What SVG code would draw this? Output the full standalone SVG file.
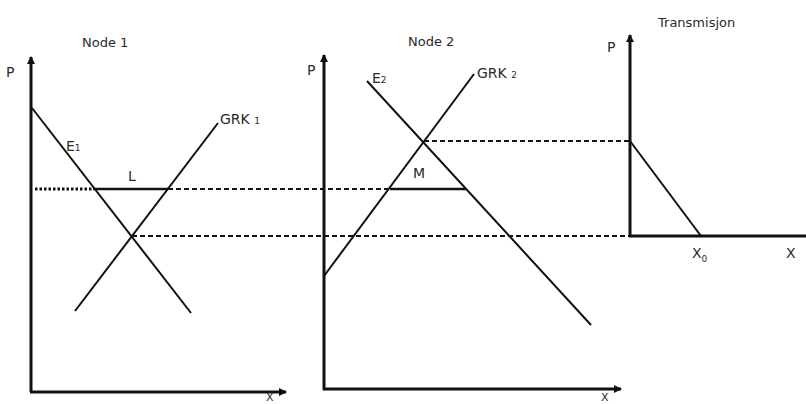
<svg xmlns="http://www.w3.org/2000/svg" width="806" height="404" viewBox="0 0 806 404">
<style>
.axis{stroke:#111;stroke-width:3;fill:none}
.curve{stroke:#111;stroke-width:2;fill:none}
.seg{stroke:#111;stroke-width:2.5;fill:none}
.dash{stroke:#111;stroke-width:2;stroke-dasharray:5,3;fill:none}
.dot{stroke:#111;stroke-width:3;stroke-dasharray:2.5,2;fill:none}
text{font-family:"DejaVu Sans","Liberation Sans",sans-serif;fill:#2a2a2a;font-size:14px}
.t{font-size:13px}
.sub{font-size:9px}
.xl{font-size:11px}
</style>
<defs>
<marker id="ah" viewBox="0 0 8 8" refX="7" refY="4" markerWidth="8" markerHeight="8" markerUnits="userSpaceOnUse" orient="auto">
<path d="M0,0 L8,4 L0,8 Z" fill="#111"/>
</marker>
</defs>
<rect width="806" height="404" fill="#fff"/>
<g id="connectors">
<line class="dot" x1="35" y1="189" x2="93" y2="189"/>
<line class="seg" x1="93" y1="189" x2="168" y2="189"/>
<line class="dash" x1="168" y1="189" x2="390" y2="189"/>
<line class="seg" x1="390" y1="189" x2="466" y2="189"/>
<line class="dash" x1="132" y1="236" x2="630" y2="236"/>
<line class="dash" x1="424" y1="141" x2="630" y2="141"/>
</g>
<g id="node1">
<path class="axis" d="M31,392 V57" marker-end="url(#ah)"/>
<path class="axis" d="M30,392 H286" marker-end="url(#ah)"/>
<line class="curve" x1="32" y1="108" x2="191" y2="313"/>
<line class="curve" x1="75" y1="311" x2="218" y2="123"/>
<text class="t" x="82" y="47">Node 1</text>
<text x="6" y="77">P</text>
<text class="xl" x="266" y="401">X</text>
<text x="66" y="151">E<tspan class="sub">1</tspan></text>
<text x="128" y="181">L</text>
<text x="220" y="124">GRK <tspan class="sub">1</tspan></text>
</g>
<g id="node2">
<path class="axis" d="M324,390 V55" marker-end="url(#ah)"/>
<path class="axis" d="M323,389 H621" marker-end="url(#ah)"/>
<line class="curve" x1="367" y1="81" x2="591" y2="325"/>
<line class="curve" x1="324" y1="276" x2="474" y2="74"/>
<text class="t" x="408" y="46">Node 2</text>
<text x="307" y="75">P</text>
<text class="xl" x="601" y="401">X</text>
<text x="372" y="83">E<tspan class="sub">2</tspan></text>
<text x="413" y="178">M</text>
<text x="477" y="78">GRK <tspan class="sub">2</tspan></text>
</g>
<g id="transmisjon">
<path class="axis" d="M630,237 V35" marker-end="url(#ah)"/>
<line class="axis" x1="629" y1="236" x2="806" y2="236"/>
<line class="curve" x1="630" y1="141" x2="701" y2="236"/>
<text class="t" x="658" y="27">Transmisjon</text>
<text x="607" y="52">P</text>
<text x="692" y="258">X<tspan class="sub" dy="4">0</tspan></text>
<text x="786" y="258">X</text>
</g>
</svg>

▬▬▬▬▬▬

What you have to do:
Reproduce all of the data exactly; the pictures do not belong in the copy.

Answer in full:
What SVG code would draw this? Output the full standalone SVG file.
<svg xmlns="http://www.w3.org/2000/svg" width="806" height="404" viewBox="0 0 806 404">
<style>
.axis{stroke:#111;stroke-width:3;fill:none}
.curve{stroke:#111;stroke-width:2;fill:none}
.seg{stroke:#111;stroke-width:2.5;fill:none}
.dash{stroke:#111;stroke-width:2;stroke-dasharray:5,3;fill:none}
.dot{stroke:#111;stroke-width:3;stroke-dasharray:2.5,2;fill:none}
text{font-family:"DejaVu Sans","Liberation Sans",sans-serif;fill:#2a2a2a;font-size:14px}
.t{font-size:13px}
.sub{font-size:9px}
.xl{font-size:11px}
</style>
<defs>
<marker id="ah" viewBox="0 0 8 8" refX="7" refY="4" markerWidth="8" markerHeight="8" markerUnits="userSpaceOnUse" orient="auto">
<path d="M0,0 L8,4 L0,8 Z" fill="#111"/>
</marker>
</defs>
<rect width="806" height="404" fill="#fff"/>
<g id="connectors">
<line class="dot" x1="35" y1="189" x2="93" y2="189"/>
<line class="seg" x1="93" y1="189" x2="168" y2="189"/>
<line class="dash" x1="168" y1="189" x2="390" y2="189"/>
<line class="seg" x1="390" y1="189" x2="466" y2="189"/>
<line class="dash" x1="132" y1="236" x2="630" y2="236"/>
<line class="dash" x1="424" y1="141" x2="630" y2="141"/>
</g>
<g id="node1">
<path class="axis" d="M31,392 V57" marker-end="url(#ah)"/>
<path class="axis" d="M30,392 H286" marker-end="url(#ah)"/>
<line class="curve" x1="32" y1="108" x2="191" y2="313"/>
<line class="curve" x1="75" y1="311" x2="218" y2="123"/>
<text class="t" x="82" y="47">Node 1</text>
<text x="6" y="77">P</text>
<text class="xl" x="266" y="401">X</text>
<text x="66" y="151">E<tspan class="sub">1</tspan></text>
<text x="128" y="181">L</text>
<text x="220" y="124">GRK <tspan class="sub">1</tspan></text>
</g>
<g id="node2">
<path class="axis" d="M324,390 V55" marker-end="url(#ah)"/>
<path class="axis" d="M323,389 H621" marker-end="url(#ah)"/>
<line class="curve" x1="367" y1="81" x2="591" y2="325"/>
<line class="curve" x1="324" y1="276" x2="474" y2="74"/>
<text class="t" x="408" y="46">Node 2</text>
<text x="307" y="75">P</text>
<text class="xl" x="601" y="401">X</text>
<text x="372" y="83">E<tspan class="sub">2</tspan></text>
<text x="413" y="178">M</text>
<text x="477" y="78">GRK <tspan class="sub">2</tspan></text>
</g>
<g id="transmisjon">
<path class="axis" d="M630,237 V35" marker-end="url(#ah)"/>
<line class="axis" x1="629" y1="236" x2="806" y2="236"/>
<line class="curve" x1="630" y1="141" x2="701" y2="236"/>
<text class="t" x="658" y="27">Transmisjon</text>
<text x="607" y="52">P</text>
<text x="692" y="258">X<tspan class="sub" dy="4">0</tspan></text>
<text x="786" y="258">X</text>
</g>
</svg>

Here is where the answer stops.